Di Nagari Bidar Alam, Mr. Sjafruddin Prawiranegara tinggal di rumah gadang yang berlantai panggung setinggi sekitar 1 meter dengan panjang 10 meter dan lebar 7 meter. Sampai saat ini, rumah yang ditempati Mr. Sjafruddin Prawiranegara dan tempat berlangsungnya sidang kabinet PDRI masih tegak berdiri.

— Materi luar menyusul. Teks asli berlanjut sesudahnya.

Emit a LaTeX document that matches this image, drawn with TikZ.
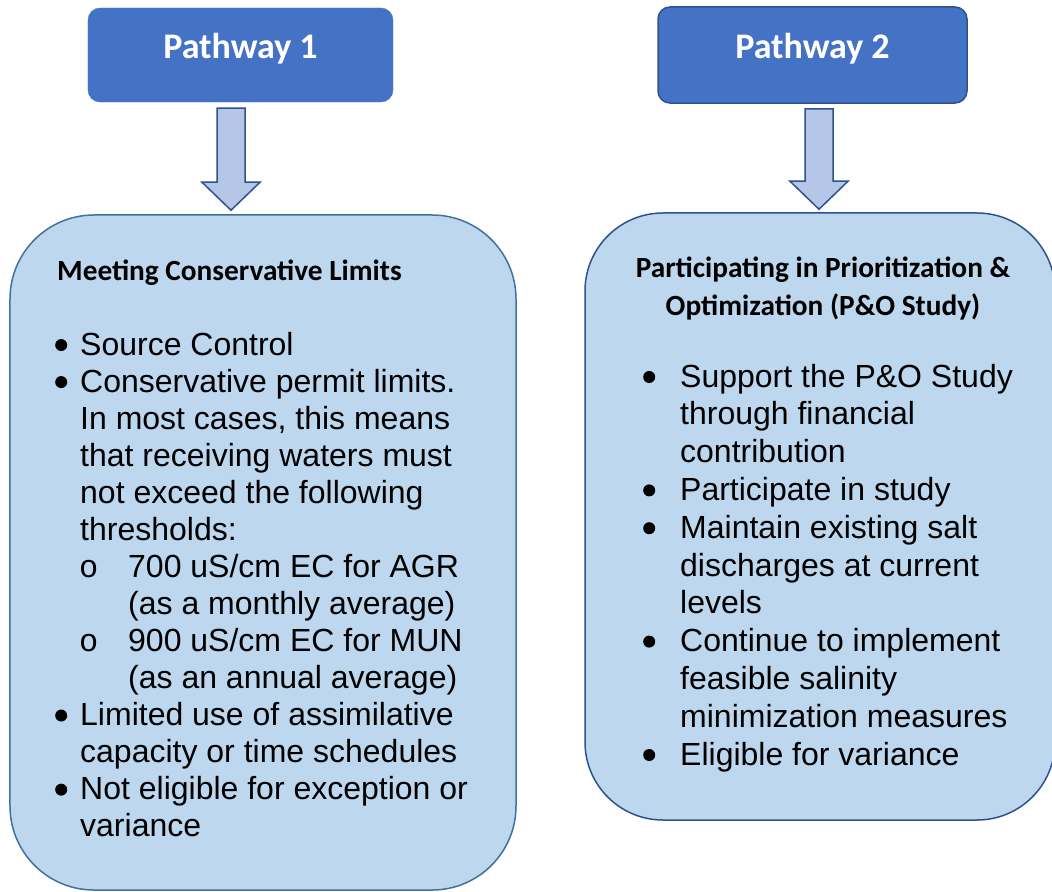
\documentclass[tikz,border=0pt]{standalone}
\usepackage{fontspec}
\setmainfont{Liberation Sans}
\newfontfamily\headfont{Carlito}
\newfontfamily\ringfont{Liberation Mono}
\usetikzlibrary{calc}

\definecolor{pathblue}{HTML}{4472C4}
\definecolor{pathedge}{HTML}{2F528F}
\definecolor{listfill}{HTML}{BDD7EE}
\definecolor{listedge}{HTML}{41719C}
\definecolor{arrowfill}{HTML}{B4C7E7}

% list bullets
\newcommand{\dotbullet}[1]{\makebox[#1][l]{\tikz[baseline=-10bp]\fill (0,0) circle (6bp);}}
\newcommand{\ringbullet}{\hspace*{24bp}\makebox[49bp][l]{\ringfont o}}

% block arrow, #1 = top of the shaft, #2 = tip
\newcommand{\blockarrow}[2]{%
  \draw[arrowshape] ($(#1)+(-14,0)$) -- ($(#1)+(14,0)$) -- ($(#2)+(14,-28)$)
    -- ($(#2)+(29,-28)$) -- (#2) -- ($(#2)+(-29,-28)$) -- ($(#2)+(-14,-28)$) -- cycle;}

\begin{document}
\begin{tikzpicture}[x=1bp, y=-1bp,
    pathbox/.style={rounded corners=12bp, fill=pathblue, text=white,
      font=\headfont\bfseries\fontsize{36bp}{43bp}\selectfont,
      text height=24bp, text depth=17.4bp},
    listbox/.style={rounded corners=#1, fill=listfill, line width=1.5bp},
    headtext/.style={inner sep=0pt, font=\headfont\bfseries\fontsize{29.3bp}{38bp}\selectfont},
    listtext/.style={inner sep=0pt, align=left, anchor=base west},
    arrowshape/.style={fill=arrowfill, draw=pathedge, line width=1.5bp, line join=miter}]

  \useasboundingbox (0,0) rectangle (1052,892);

  % the two pathways
  \node[pathbox, draw=pathblue, minimum width=305bp, minimum height=94bp] (path1) at (240.5,55) {Pathway 1};
  \node[pathbox, draw=pathedge, line width=1.5bp, minimum width=309bp, minimum height=96bp] (path2) at (812.5,55) {Pathway 2};

  \node[listbox=84bp, draw=listedge, minimum width=506bp, minimum height=675bp] (list1) at (263,552.5) {};
  \node[listbox=78bp, draw=pathedge, minimum width=470bp, minimum height=607bp] (list2) at (820,516.5) {};

  \coordinate (a1top) at ($(path1.south)+(-9.5,6)$);
  \coordinate (a1tip) at ($(a1top |- list1.north)+(0,-4)$);
  \coordinate (a2top) at ($(path2.south)+(6.5,5)$);
  \coordinate (a2tip) at ($(a2top |- list2.north)+(0,-3)$);
  \blockarrow{a1top}{a1tip}
  \blockarrow{a2top}{a2tip}

  % pathway 1 (multi-line nodes sit on the baseline of their last line)
  \node[headtext, anchor=base west] (head1) at (57,280) {Meeting Conservative Limits};
  \node[listtext, font=\fontsize{32bp}{37.05bp}\selectfont] (body1) at (55,836.7) {%
    \dotbullet{25bp}Source Control\\
    \dotbullet{25bp}Conservative permit limits.\\
    \hspace*{25bp}In most cases, this means\\
    \hspace*{25bp}that receiving waters must\\
    \hspace*{25bp}not exceed the following\\
    \hspace*{25bp}thresholds:\\
    \ringbullet 700 uS/cm EC for AGR\\
    \hspace*{73bp}(as a monthly average)\\
    \ringbullet 900 uS/cm EC for MUN\\
    \hspace*{73bp}(as an annual average)\\
    \dotbullet{25bp}Limited use of assimilative\\
    \hspace*{25bp}capacity or time schedules\\
    \dotbullet{25bp}Not eligible for exception or\\
    \hspace*{25bp}variance};

  % pathway 2
  \node[headtext, anchor=base, align=center] (head2) at (823,315)
    {Participating in Prioritization \&\\Optimization (P\&O Study)};
  \node[listtext, font=\fontsize{32bp}{37.8bp}\selectfont] (body2) at (643,765) {%
    \dotbullet{37bp}Support the P\&O Study\\
    \hspace*{37bp}through financial\\
    \hspace*{37bp}contribution\\
    \dotbullet{37bp}Participate in study\\
    \dotbullet{37bp}Maintain existing salt\\
    \hspace*{37bp}discharges at current\\
    \hspace*{37bp}levels\\
    \dotbullet{37bp}Continue to implement\\
    \hspace*{37bp}feasible salinity\\
    \hspace*{37bp}minimization measures\\
    \dotbullet{37bp}Eligible for variance};
\end{tikzpicture}
\end{document}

“Generasi muda harus tahu sejarah, bagaimana Nagari Bidar Alam saat itu ikut berperan penting dalam menjaga NKRI dari keinginan Belanda untuk menjajah kembali,” ungkap Hj. Mardiana, S.Pd. M.Hum.
Radio PHB AURI Bidar Alam
Meski secara geografis daerah Nagari Bidar Alam saat itu sangat susah dijangkau karena belum adanya jalan darat, namun komunikasi dengan Pulau Jawa tetap dilakukan melalui radio milik Angkatan Udara Republik Indonesia (AURI). Bermarkas di lantai dua di Surau Bulian, stasiun radio AURI menjalin komunikasi dengan seluruh stasiun radio yang dapat mereka hubungi.
Alat pemancar Stasiun Radio AURI digerakkan dengan tenaga listrik dari dua baterai accu, masing-masing berkekuatan 12 volt dengan type MK III 19 Set Helicraft Wireless berukuran 30 x 60 cm dan tingginya 20 cm.